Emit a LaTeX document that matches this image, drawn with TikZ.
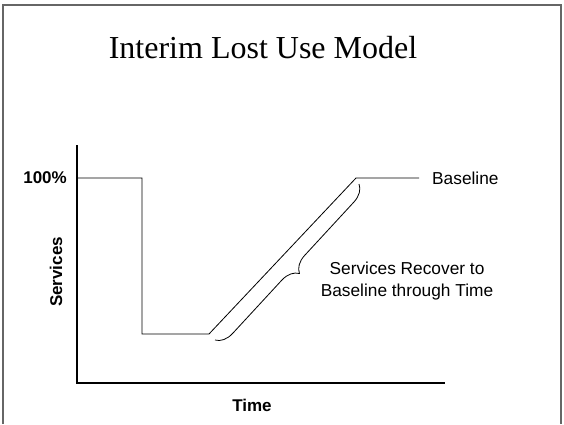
\documentclass[tikz,border=0pt]{standalone}
\usepackage{fontspec}
\setmainfont{Liberation Serif}
\setsansfont{Liberation Sans}
\usetikzlibrary{decorations.pathreplacing}
\begin{document}
\begin{tikzpicture}[x=1pt,y=-1pt,
  frameline/.style={draw=black!60,line width=1.6pt},
  axisline/.style={draw=black,line width=1.6pt},
  curve/.style={draw=black,line width=0.8pt,line join=miter},
  lbl/.style={font=\sffamily\fontsize{17.3}{21.3}\selectfont,inner sep=0pt},
  blbl/.style={font=\sffamily\bfseries\fontsize{17}{21}\selectfont,inner sep=0pt},
  bracestyle/.style={draw=black,line width=0.8pt,decorate,
    decoration={brace,mirror,amplitude=17pt,aspect=0.5}}]
\useasboundingbox (0,0) rectangle (564,424);
% frame open at the bottom
\draw[frameline] (3,424) -- (3,5) -- (561,5) -- (561,424);
% title
\node[font=\fontsize{32}{38}\selectfont,inner sep=0pt] (title) at (263,48) {Interim Lost Use Model};
% axes
\coordinate (ytop) at (77,145);
\coordinate (origin) at (77,383);
\coordinate (xend) at (445,383);
\draw[axisline] (ytop) -- (origin) -- (xend);
% service level over time
\coordinate (s0) at (77,178);
\coordinate (s1) at (142,178);
\coordinate (s2) at (142,334);
\coordinate (s3) at (209,334);
\coordinate (s4) at (356,178);
\coordinate (s5) at (419,178);
\draw[curve] (s0) -- (s1) -- (s2) -- (s3) -- (s4) -- (s5);
% brace along the recovery ramp
\coordinate (b0) at (215,340);
\coordinate (b1) at (359,184);
\draw[bracestyle] (b0) -- (b1);
% labels
\node[blbl,anchor=east] (pct) at (67,178) {100\%};
\node[blbl,rotate=90] (ylab) at (56,272) {Services};
\node[blbl] (xlab) at (252,405) {Time};
\node[lbl,anchor=west] (base) at (432,178) {Baseline};
\node[lbl,align=center] (rec) at (407,281) {Services Recover to\\Baseline through Time};
\end{tikzpicture}
\end{document}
-------------------------
- _What to do_
Reproduce the whole listing word for word, setting aside any pictures.

- _Output of the exercise_
Emit a LaTeX document that matches this image, drawn with TikZ.
\documentclass[tikz,border=0pt]{standalone}
\usepackage{fontspec}
\setmainfont{Liberation Serif}
\setsansfont{Liberation Sans}
\usetikzlibrary{decorations.pathreplacing}
\begin{document}
\begin{tikzpicture}[x=1pt,y=-1pt,
  frameline/.style={draw=black!60,line width=1.6pt},
  axisline/.style={draw=black,line width=1.6pt},
  curve/.style={draw=black,line width=0.8pt,line join=miter},
  lbl/.style={font=\sffamily\fontsize{17.3}{21.3}\selectfont,inner sep=0pt},
  blbl/.style={font=\sffamily\bfseries\fontsize{17}{21}\selectfont,inner sep=0pt},
  bracestyle/.style={draw=black,line width=0.8pt,decorate,
    decoration={brace,mirror,amplitude=17pt,aspect=0.5}}]
\useasboundingbox (0,0) rectangle (564,424);
% frame open at the bottom
\draw[frameline] (3,424) -- (3,5) -- (561,5) -- (561,424);
% title
\node[font=\fontsize{32}{38}\selectfont,inner sep=0pt] (title) at (263,48) {Interim Lost Use Model};
% axes
\coordinate (ytop) at (77,145);
\coordinate (origin) at (77,383);
\coordinate (xend) at (445,383);
\draw[axisline] (ytop) -- (origin) -- (xend);
% service level over time
\coordinate (s0) at (77,178);
\coordinate (s1) at (142,178);
\coordinate (s2) at (142,334);
\coordinate (s3) at (209,334);
\coordinate (s4) at (356,178);
\coordinate (s5) at (419,178);
\draw[curve] (s0) -- (s1) -- (s2) -- (s3) -- (s4) -- (s5);
% brace along the recovery ramp
\coordinate (b0) at (215,340);
\coordinate (b1) at (359,184);
\draw[bracestyle] (b0) -- (b1);
% labels
\node[blbl,anchor=east] (pct) at (67,178) {100\%};
\node[blbl,rotate=90] (ylab) at (56,272) {Services};
\node[blbl] (xlab) at (252,405) {Time};
\node[lbl,anchor=west] (base) at (432,178) {Baseline};
\node[lbl,align=center] (rec) at (407,281) {Services Recover to\\Baseline through Time};
\end{tikzpicture}
\end{document}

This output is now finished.